Аннушка не проливает масло. Однако тревожный ветерок от женского имени уже
просвистел и состыковался с разлаженным устройством семьи. Булгаковские мотивы
встречаем и дальше: «Много позже отец внушал: никогда не знакомься в
транспорте! <…> Тем не менее Тася с Юрой
познакомились тоже крайне легкомысленно: на танцах в пансионате Левково под Пушкином».
Повествование подвижно. Готовых
«фотографий» в архиве Климовой нет: она буквально на наших глазах «выращивает»
их из смутных предчувствий, скудных фактов, странных снов. Память пишет
доверительно, от руки, курсивом набирает стихи и сновидческие
монологи, на машинке выстукивает случайно обнаруженные воспоминания отца о
войне. А некоторые «снимки» реконструированы благодаря голосовой почте памяти.
« — Да
что вы, батюшка, поверьте, честное слово, мне не в чем каяться. Я — хороший человек,
подлостей не делал, не доносил, не “стучал”, и люди меня любят…» В
наивной исповеди отца героини, решившегося креститься в 85 лет, очевиден разрыв
между советским мышлением и христианским представлением о греховности. Но во
всем описании таинства на квартире священника, в его трогательной реплике: «Это
же детский крестик», —
так много подлинного, с зазубринками сложной эпохи,
что впору прослезиться. «В церковь не ходил, разговоров о Боге не вел. И вдруг…
Крестной матерью вызвалась стать Лидия Александровна, мама отца Валентина, тоже
фронтовичка, почти ровесница папы, любившая жизнь как непрекращающийся театр,
где она всегда —
главная героиня.»
Порой Климова позволяет тайнам
прошлого проявиться самим, без насилия над временем. Сесть с удочкой и
«терпеливо ждать на берегу повседневности»… Так чудом
найденная в Китае могила кантора главной синагоги Харбина, двоюродного деда
Соломона Златкина становится местом силы: «Казалось,
он — кукловод. И крепко держит в руках
нити судьбы, зная наперед ход событий, соединяя по своему усмотрению героев и
статистов в нашем театре семейных действий». А интернет дарит весточку о
живом-здоровом троюродном брате героини Ефиме Златкине
из Израиля, написавшем свою книгу о родословной «От Михалина до Иерусалима».
Поднимается на свет затонувшая Атлантида семейных трагедий, чтобы больше не
кануть на дно.
Поселок Прянички Могилевской
области, Самара, Баку, Ташкент, Николаев, Ногинск (Борогодск),
еврейское кладбище Хуаншань в Харбине, набережная
Тель-Авива… Ветвистая география семьи — чем не матрица мировой истории?
Болгарская и французская темы,
опоясывающие книгу, тоже обмениваются смыслами.

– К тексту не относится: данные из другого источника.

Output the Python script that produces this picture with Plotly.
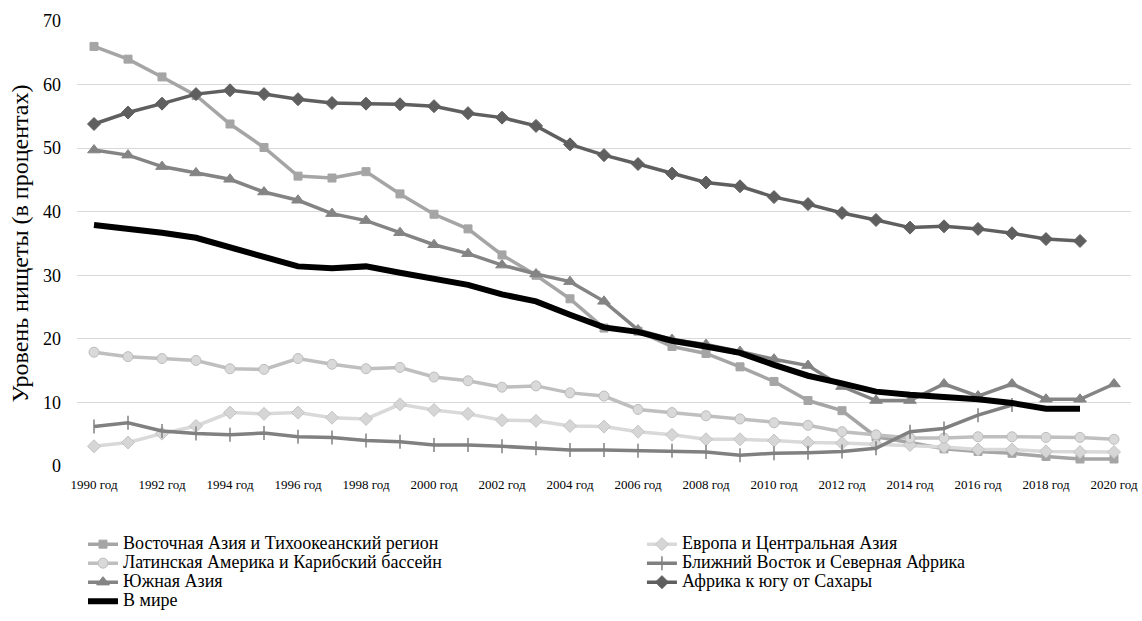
import plotly.graph_objects as go

years = list(range(1990, 2021))
tick_years = list(range(1990, 2021, 2))
tick_labels = [f"{y} год" for y in tick_years]

east_asia = [66.0, 64.0, 61.2, 58.3, 53.8, 50.1, 45.6, 45.3, 46.3, 42.8, 39.6, 37.3, 33.2, 30.0, 26.3, 21.7,
             21.2, 18.8, 17.7, 15.6, 13.3, 10.3, 8.7, 4.6, 3.7, 2.7, 2.3, 2.0, 1.5, 1.1, 1.1]
europe = [3.1, 3.7, 5.1, 6.3, 8.4, 8.2, 8.4, 7.6, 7.4, 9.7, 8.8, 8.2, 7.2, 7.1, 6.3, 6.2,
          5.4, 4.9, 4.2, 4.2, 4.0, 3.7, 3.6, 3.4, 3.3, 3.0, 2.6, 2.6, 2.3, 2.2, 2.2]
latin = [17.9, 17.2, 16.9, 16.6, 15.3, 15.2, 16.9, 16.0, 15.3, 15.5, 14.0, 13.4, 12.4, 12.6, 11.5, 11.0,
         8.9, 8.4, 7.9, 7.4, 6.8, 6.4, 5.4, 4.9, 4.4, 4.4, 4.6, 4.6, 4.5, 4.5, 4.2]
mena = [6.2, 6.8, 5.5, 5.1, 4.9, 5.2, 4.6, 4.5, 4.0, 3.8, 3.3, 3.3, 3.1, 2.8, 2.5, 2.5,
        2.4, 2.4, 2.2, 1.7, 2.0, 2.1, 2.3, 2.8, 5.4, 5.9, 8.0, 9.6, None, None, None]
south_asia = [49.7, 48.9, 47.1, 46.1, 45.1, 43.1, 41.8, 39.7, 38.6, 36.7, 34.8, 33.4, 31.6, 30.2, 29.0, 25.9,
              21.4, 19.9, 19.1, 18.0, 16.8, 15.8, 12.5, 10.3, 10.3, 12.9, 11.0, 12.9, 10.5, 10.5, 12.9]
ssa = [53.8, 55.6, 57.0, 58.5, 59.1, 58.5, 57.7, 57.1, 57.0, 56.9, 56.6, 55.5, 54.8, 53.5, 50.6, 48.9,
       47.5, 46.0, 44.6, 44.0, 42.3, 41.2, 39.8, 38.7, 37.5, 37.7, 37.3, 36.6, 35.7, 35.4, None]
world = [37.9, 37.4, 36.7, 35.9, 34.4, 32.9, 31.4, 31.1, 31.4, 30.4, 29.4, 28.5, 27.0, 25.9, 23.8, 21.8,
         21.1, 19.7, 18.8, 17.8, 15.9, 14.2, 13.0, 11.7, 11.2, 10.9, 10.5, 9.9, 9.0, 9.0, None]

names = ["Восточная Азия и Тихоокеанский регион", "Европа и Центральная Азия",
         "Латинская Америка и Карибский бассейн", "Ближний Восток и Северная Африка",
         "Южная Азия", "Африка к югу от Сахары", "В мире"]

fig = go.Figure()


def add(vals, name, legend, lcolor, width, symbol=None, size=8, mfill=None, medge=None, mlw=1):
    mode = "lines+markers" if symbol else "lines"
    marker = None
    if symbol:
        marker = dict(symbol=symbol, size=size, color=mfill or lcolor,
                      line=dict(color=medge or lcolor, width=mlw))
    fig.add_trace(go.Scatter(x=years, y=vals, mode=mode, legend=legend,
                             name=f'<span style="font-size:18px">{name}</span>',
                             line=dict(color=lcolor, width=width),
                             marker=marker, connectgaps=False))


add(east_asia, names[0], "legend", "#A5A5A5", 3.5, "square", 8)
add(europe, names[1], "legend2", "#D9D9D9", 3.5, "diamond", 10, "#D6D6D6", "#C4C4C4", 1)
add(latin, names[2], "legend", "#BFBFBF", 3.5, "circle", 10, "#D9D9D9", "#BDBDBD", 1)
add(mena, names[3], "legend2", "#808080", 3.5, "line-ns", 10, "#808080", "#808080", 1.5)
add(south_asia, names[4], "legend", "#848484", 3.5, "triangle-up", 11)
add(ssa, names[5], "legend2", "#5F5F5F", 3.5, "diamond", 10)
add(world, names[6], "legend", "#000000", 6)

font_family = "Liberation Serif, Times New Roman, serif"

legend_common = dict(orientation="v", xanchor="left", yanchor="top",
                     font=dict(size=12, family=font_family, color="#000000"),
                     itemwidth=30, tracegroupgap=0, bgcolor="rgba(0,0,0,0)",
                     traceorder="normal")

fig.update_layout(
    width=1142, height=621,
    margin=dict(l=77, r=11, t=21, b=155, autoexpand=False),
    plot_bgcolor="white", paper_bgcolor="white",
    font=dict(family=font_family, color="#000000"),
    showlegend=True,
    legend=dict(x=0.0057, y=-0.143, **legend_common),
    legend2=dict(x=0.536, y=-0.143, **legend_common),
    xaxis=dict(range=[1989.5, 2020.5], tickvals=tick_years, ticktext=tick_labels,
               showgrid=False, zeroline=False, showline=False, ticks="",
               automargin=False, ticklabelstandoff=9,
               tickfont=dict(size=13, family=font_family)),
    yaxis=dict(range=[0, 70], dtick=10, showgrid=True, gridcolor="#D9D9D9", gridwidth=1,
               zeroline=False, showline=False, ticks="",
               automargin=False, ticklabelstandoff=15,
               tickfont=dict(size=18, family=font_family),
               title=dict(text="Уровень нищеты (в процентах)", font=dict(size=24, family=font_family),
                          standoff=7)),
)

fig.write_html("out.html", config={"displayModeBar": False},
               post_script="document.body.style.margin='0px';document.body.style.overflow='hidden';")
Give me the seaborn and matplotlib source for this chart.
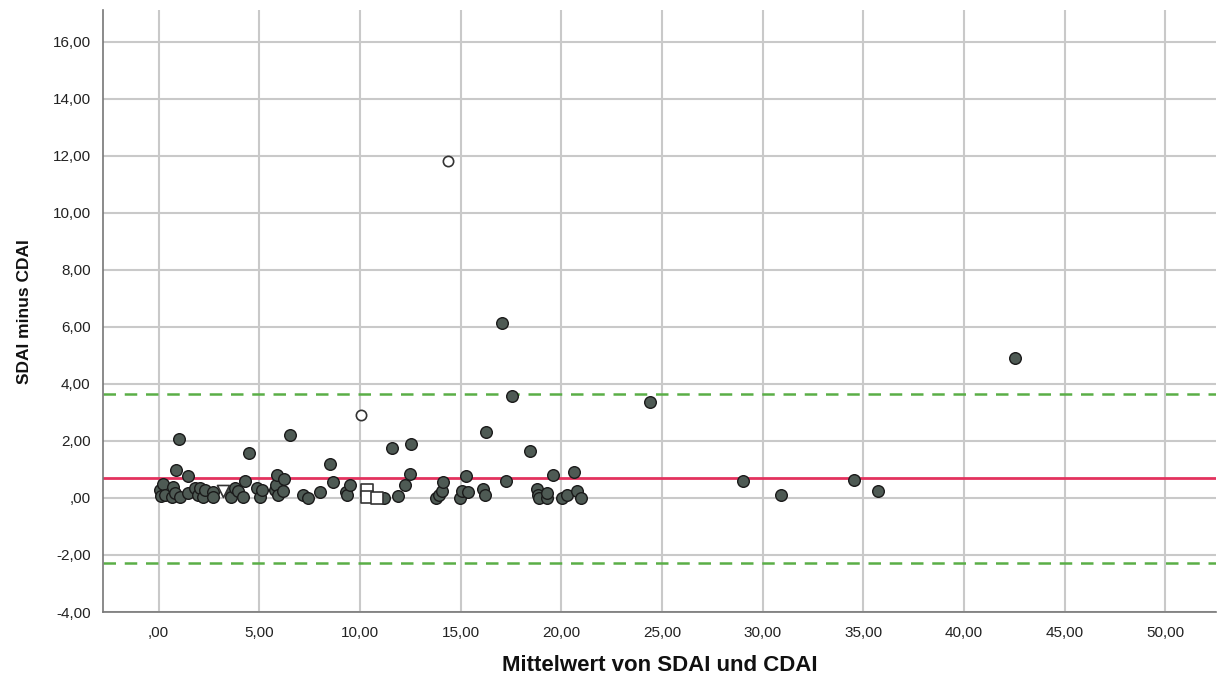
import matplotlib
matplotlib.use("Agg")
import matplotlib.pyplot as plt
import seaborn as sns
import pandas as pd
from matplotlib.ticker import FuncFormatter

# Bland-Altman data: mean of SDAI and CDAI (x) vs difference SDAI - CDAI (y)
mean_vals = [
    0.07, 0.12, 0.23, 0.32, 0.65, 0.73, 0.81, 0.86, 1.03, 1.06, 1.47, 1.47,
    1.81, 1.94, 2.06, 2.22, 2.30, 2.72, 2.72, 3.55, 3.60, 3.79, 3.96, 4.21,
    4.29, 4.49, 4.87, 5.03, 5.12, 5.78, 5.81, 5.86, 5.94, 6.19, 6.24, 6.52,
    7.19, 7.43, 8.01, 8.51, 8.68, 9.29, 9.34, 9.50, 11.19, 11.57, 11.90,
    12.23, 12.48, 12.53, 13.77, 13.92, 14.06, 14.14, 14.97, 15.05, 15.26,
    15.38, 16.12, 16.22, 16.24, 17.04, 17.28, 17.55, 18.47, 18.80, 18.85,
    18.90, 19.27, 19.30, 19.60, 20.06, 20.31, 20.63, 20.79, 20.99, 24.43,
    29.02, 30.89, 34.54, 35.75, 42.52,
]
diff_vals = [
    0.29, 0.08, 0.50, 0.11, 0.05, 0.38, 0.17, 0.99, 2.07, 0.05, 0.76, 0.19,
    0.35, 0.09, 0.35, 0.05, 0.29, 0.20, 0.03, 0.23, 0.05, 0.35, 0.23, 0.03,
    0.60, 1.56, 0.35, 0.05, 0.29, 0.29, 0.46, 0.79, 0.11, 0.23, 0.68, 2.22,
    0.11, 0.00, 0.20, 1.20, 0.56, 0.20, 0.09, 0.46, 0.00, 1.75, 0.08,
    0.46, 0.84, 1.90, 0.00, 0.09, 0.23, 0.56, 0.00, 0.26, 0.78,
    0.20, 0.30, 0.11, 2.32, 6.14, 0.61, 3.57, 1.63, 0.31, 0.11,
    0.00, 0.00, 0.17, 0.82, 0.00, 0.09, 0.90, 0.25, 0.00, 3.36,
    0.58, 0.10, 0.63, 0.24, 4.91,
]

# Remaining cases drawn with hollow symbols
open_circle_x = [14.38, 10.03]
open_circle_y = [11.82, 2.92]
open_square_x = [10.33, 10.33, 10.86]
open_square_y = [0.29, 0.05, 0.00]
open_tri_x = [3.21]
open_tri_y = [0.23]

# Mean difference and limits of agreement
mean_diff = 0.69
upper_loa = 3.65
lower_loa = -2.27

x_ticks = [0, 5, 10, 15, 20, 25, 30, 35, 40, 45, 50]
y_ticks = [-4, -2, 0, 2, 4, 6, 8, 10, 12, 14, 16]

sns.set_theme(style="white")
plt.rcParams["font.family"] = ["Liberation Sans", "DejaVu Sans"]

fig = plt.figure(figsize=(12.18, 6.82), dpi=100)
ax = fig.add_axes([0.0846, 0.1026, 0.9134, 0.8824])

grid_c = "#c9c9c9"
for v in x_ticks:
    ax.axvline(v, color=grid_c, lw=1.5, zorder=0)
for v in y_ticks:
    ax.axhline(v, color=grid_c, lw=1.5, zorder=0)

ax.axhline(upper_loa, color="#5aae47", lw=1.8, ls=(0, (5, 3.5)), zorder=1)
ax.axhline(lower_loa, color="#5aae47", lw=1.8, ls=(0, (5, 3.5)), zorder=1)
ax.axhline(mean_diff, color="#e3325e", lw=2.0, zorder=1)

df = pd.DataFrame({"mean": mean_vals, "diff": diff_vals})
sns.scatterplot(data=df, x="mean", y="diff", ax=ax, s=70, color="#4e5a54",
                edgecolor="#1a1a1a", linewidth=1.0, zorder=3)

df_oc = pd.DataFrame({"mean": open_circle_x, "diff": open_circle_y})
sns.scatterplot(data=df_oc, x="mean", y="diff", ax=ax, s=55, color="white",
                edgecolor="#333333", linewidth=1.2, zorder=3)
df_os = pd.DataFrame({"mean": open_square_x, "diff": open_square_y})
sns.scatterplot(data=df_os, x="mean", y="diff", ax=ax, s=65, marker="s",
                color="white", edgecolor="#333333", linewidth=1.2, zorder=3)
df_ot = pd.DataFrame({"mean": open_tri_x, "diff": open_tri_y})
sns.scatterplot(data=df_ot, x="mean", y="diff", ax=ax, s=75, marker="v",
                color="white", edgecolor="#333333", linewidth=1.2, zorder=3)

ax.set_xlim(-2.76, 52.5)
ax.set_ylim(-4.0, 17.1)
ax.set_xticks(x_ticks)
ax.set_yticks(y_ticks)


def de_fmt(v, pos):
    s = f"{v:.2f}".replace(".", ",")
    if s.startswith("0,"):
        s = s[1:]
    return s


ax.xaxis.set_major_formatter(FuncFormatter(de_fmt))
ax.yaxis.set_major_formatter(FuncFormatter(de_fmt))
ax.tick_params(axis="both", labelsize=11, labelcolor="#222222", length=4,
               width=1, color="#aaaaaa")
ax.tick_params(axis="x", pad=6)
ax.tick_params(axis="y", pad=5)

for side in ["top", "right"]:
    ax.spines[side].set_visible(False)
for side in ["left", "bottom"]:
    ax.spines[side].set_color("#777777")
    ax.spines[side].set_linewidth(1.2)

ax.set_xlabel("Mittelwert von SDAI und CDAI", fontsize=16, fontweight="bold",
              labelpad=11, color="#111111")
ax.set_ylabel("SDAI minus CDAI", fontsize=12.5, fontweight="bold",
              labelpad=15, color="#111111")

fig.savefig("out.png", dpi=100)
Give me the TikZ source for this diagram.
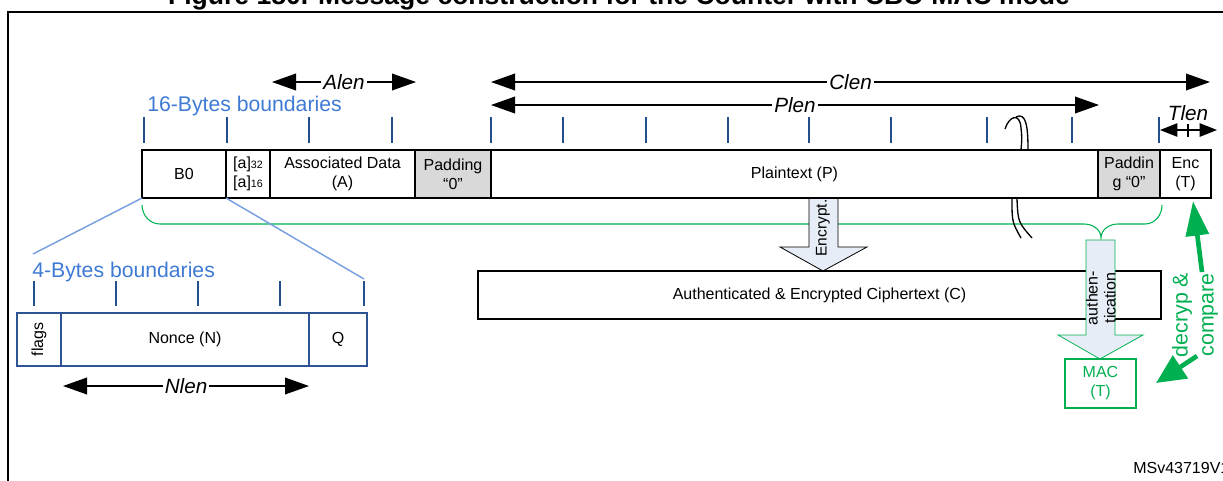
\documentclass[tikz,border=0pt]{standalone}
\usepackage{fontspec}
\setmainfont{Liberation Sans}
\usetikzlibrary{arrows.meta}

\definecolor{bndblue}{RGB}{62,122,212}
\definecolor{tickblue}{RGB}{33,80,140}
\definecolor{zoomblue}{RGB}{120,160,225}
\definecolor{nonceblue}{RGB}{45,85,150}
\definecolor{macgreen}{RGB}{0,176,80}
\definecolor{padgray}{RGB}{217,217,217}
\definecolor{arrowfill}{RGB}{231,237,246}

\newcommand{\cellfont}{\fontsize{12}{14.25}\selectfont}
\newcommand{\lenfont}{\fontsize{15.5}{18}\selectfont\itshape}
\newcommand{\bndfont}{\fontsize{15.9}{18}\selectfont}
\newcommand{\abits}[1]{{\fontsize{8}{8}\selectfont #1}}

\tikzset{
  cell/.style={draw, line width=1.4pt, inner sep=0pt, outer sep=0pt,
    minimum height=36pt, align=center, font=\cellfont},
  padcell/.style={cell, fill=padgray},
  ncell/.style={cell, draw=nonceblue, line width=1.1pt, minimum height=39.75pt},
  lenarrow/.style={line width=1.1pt,
    {Triangle[length=18pt,width=12.5pt]}-{Triangle[length=18pt,width=12.5pt]}},
  tlenarrow/.style={line width=1.1pt, -{Triangle[length=13pt,width=10pt]}},
  lenlabel/.style={fill=white, inner sep=1.5pt, font=\lenfont},
  tick/.style={draw=tickblue, line width=1.1pt},
  bnd/.style={text=bndblue, font=\bndfont, inner sep=0pt},
  zoomline/.style={draw=zoomblue, line width=1.1pt},
  blockarrow/.style={fill=arrowfill, line width=0.6pt},
  greenarrow/.style={draw=macgreen, line width=3.5pt,
    -{Triangle[length=26pt,width=17pt]}},
  breakline/.style={line width=1pt},
}

\begin{document}
\begin{tikzpicture}[x=0.75pt, y=-0.75pt]
  \useasboundingbox (0,0) rectangle (1223,480);

  % --- frame + title ---
  \draw[line width=2pt] (8,12) rectangle (1240,500);
  \node[anchor=base, inner sep=0pt, font=\fontsize{19.9}{22}\selectfont\bfseries]
    (title) at (619,4) {Figure 180. Message construction for the Counter with CBC-MAC mode};

  % --- brace (authentication) ---
  \draw[macgreen, line width=0.8pt] (142,205) to[out=-90,in=180] (160,224) -- (1084,224)
    to[out=0,in=90] (1101,238) to[out=90,in=180] (1118,224) -- (1145,224)
    to[out=0,in=-90] (1162,205);

  % --- encrypt arrow ---
  \filldraw[blockarrow] (809,198) -- (809,247) -- (780,247) -- (823,271)
    -- (867,247) -- (838,247) -- (838,198);
  \node[rotate=90, inner sep=0pt, font=\fontsize{11.6}{13}\selectfont]
    (encrypt) at (823,228) {Encrypt.};

  % --- message blocks ---
  \node[cell, minimum width=63pt, anchor=west] (b0) at (142,174) {B0};
  \node[cell, minimum width=33pt, anchor=west] (alenf) at (b0.east)
    {[a]\abits{32}\\{[a]}\abits{16}};
  \node[cell, minimum width=108.75pt, anchor=west] (adata) at (alenf.east)
    {Associated Data\\(A)};
  \node[padcell, minimum width=57pt, anchor=west] (pad1) at (adata.east) {Padding\\“0”};
  \node[cell, minimum width=455.25pt, anchor=west] (plain) at (pad1.east) {Plaintext (P)};
  \node[padcell, minimum width=46.5pt, anchor=west] (pad2) at (plain.east) {Paddin\\g “0”};
  \node[cell, minimum width=38.25pt, anchor=west] (enc) at (pad2.east) {Enc\\(T)};

  % --- 16 byte boundaries ---
  \foreach \x in {144,227,309,392,491,563,646,728,809,891,987,1072,1159}
    \draw[tick] (\x,117) -- (\x,143);
  \node[bnd, anchor=west] (bnd16) at (147,106) {16-Bytes boundaries};

  % --- lengths ---
  \coordinate (alenL) at (272,82);
  \coordinate (alenR) at (416,82);
  \draw[lenarrow] (alenL) -- (alenR) node[midway, lenlabel] (alenlbl) {Alen};
  \coordinate (clenL) at (491,82);
  \coordinate (clenR) at (1210,82);
  \draw[lenarrow] (clenL) -- (clenR) node[midway, lenlabel] (clenlbl) {Clen};
  \coordinate (plenL) at (491,105);
  \coordinate (plenR) at (1099,105);
  \draw[lenarrow] (plenL) -- (plenR) node[midway, lenlabel] (plenlbl) {Plen};
  \node[font=\lenfont, inner sep=0pt] (tlenlbl) at (1188,113) {Tlen};
  \coordinate (tmid) at (1188,130);
  \coordinate (tlenL) at (1160,130);
  \coordinate (tlenR) at (1217,130);
  \draw[tlenarrow] (tmid) -- (tlenL);
  \draw[tlenarrow] (tmid) -- (tlenR);
  \draw[line width=1.1pt] (1188,124) -- (1188,137);

  % --- break marks ---
  \draw[breakline] (1005,129) .. controls (1009,116) and (1020,112) .. (1021,128)
    .. controls (1022,138) .. (1021,150);
  \draw[breakline] (1016,117) .. controls (1026,112) and (1028,126) .. (1028,150);
  \draw[breakline] (1012,199) .. controls (1012,222) .. (1021,238);
  \draw[breakline] (1017,199) .. controls (1018,222) .. (1032,238);

  % --- ciphertext ---
  \node[cell, minimum width=512.25pt] (cipher) at (819.5,295)
    {Authenticated \& Encrypted Ciphertext (C)};

  % --- authentication arrow + MAC ---
  \filldraw[blockarrow, draw=macgreen] (1086,240) -- (1086,335) -- (1058,335) -- (1100,359)
    -- (1143,335) -- (1115,335) -- (1115,240) -- cycle;
  \node[rotate=90, inner sep=0pt, align=center, font=\fontsize{12}{13.5}\selectfont]
    (auth) at (1101,298) {authen-\\tication};
  \node[cell, draw=macgreen, text=macgreen, minimum width=53.25pt, minimum height=36.75pt]
    (mac) at (1100.5,383.5) {MAC\\(T)};

  % --- decrypt and compare ---
  \node[rotate=90, inner sep=0pt, align=center, text=macgreen,
    font=\fontsize{16}{19.5}\selectfont] (dec) at (1195,315) {decryp \&\\compare};
  \coordinate (upfoot) at (1202,272);
  \coordinate (enctip) at (1193,201);
  \draw[greenarrow] (upfoot) -- (enctip);
  \coordinate (dnfoot) at (1197,356);
  \coordinate (mactip) at (1156,383);
  \draw[draw=macgreen, line width=3.5pt, -{Triangle[length=22pt,width=20pt]}]
    (dnfoot) -- (mactip);

  % --- zoom on B0 ---
  \coordinate (zoomL) at (33,254);
  \coordinate (zoomR) at (364,279);
  \draw[zoomline] (b0.south west) -- (zoomL);
  \draw[zoomline] (b0.south east) -- (zoomR);
  \node[bnd, anchor=west] (bnd4) at (32,272) {4-Bytes boundaries};
  \foreach \x in {34,116,198,280,364}
    \draw[tick] (\x,281) -- (\x,306);

  % --- B0 fields ---
  \node[ncell, minimum width=33pt, anchor=west] (flags) at (17,339.5) {\rotatebox{90}{flags}};
  \node[ncell, minimum width=186pt, anchor=west] (nonce) at (flags.east) {Nonce (N)};
  \node[ncell, minimum width=43.5pt, anchor=west] (qlen) at (nonce.east) {Q};
  \coordinate (nlenL) at (63,386);
  \coordinate (nlenR) at (309,386);
  \draw[lenarrow] (nlenL) -- (nlenR) node[midway, lenlabel] (nlenlbl) {Nlen};

  \node[anchor=west, inner sep=0pt, font=\cellfont] (msv) at (1133,468) {MSv43719V1};

\end{tikzpicture}
\end{document}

Писательница выделила не просто
близкие нам культуры, а страны-представители социалистического и
капиталистического лагерей, через объятия с которыми Россия стремилась не в имперском — в
общечеловеческом смысле побрататься со всем миром. Так в личной, казалось бы,
судьбе проглядывает линия жизни целого поколения советских людей, грезивших о
родине Джо Дассена, Шарля Азнавура, Эдит Пиаф, а зачастую попадавших лишь в
Болгарию… «Мечтать о Париже полезно, как принимать сезонный курс поливитаминов.»
…жизнь так опасно приблизилась к тексту,
что готова сложиться своими словами.
Если писателю даются «свои
слова» жизни, он и выражает время, и преодолевает сопротивление границ — через
летящих влюбленных Шагала или через последний привет уходящего в ночь человека.
« — За что, Господи?
— тихо, но внятно произнесла Марфа. И Майка увидела, как вдруг
подобрались и сложились в сморщенный синий бутон ее сухие губы <…> Это
было похоже на воздушный поцелуй. Как будто был поцелован воздух, воздух
настоящей жизни, а заодно и все — и Майка тоже — кто этим воздухом дышит.»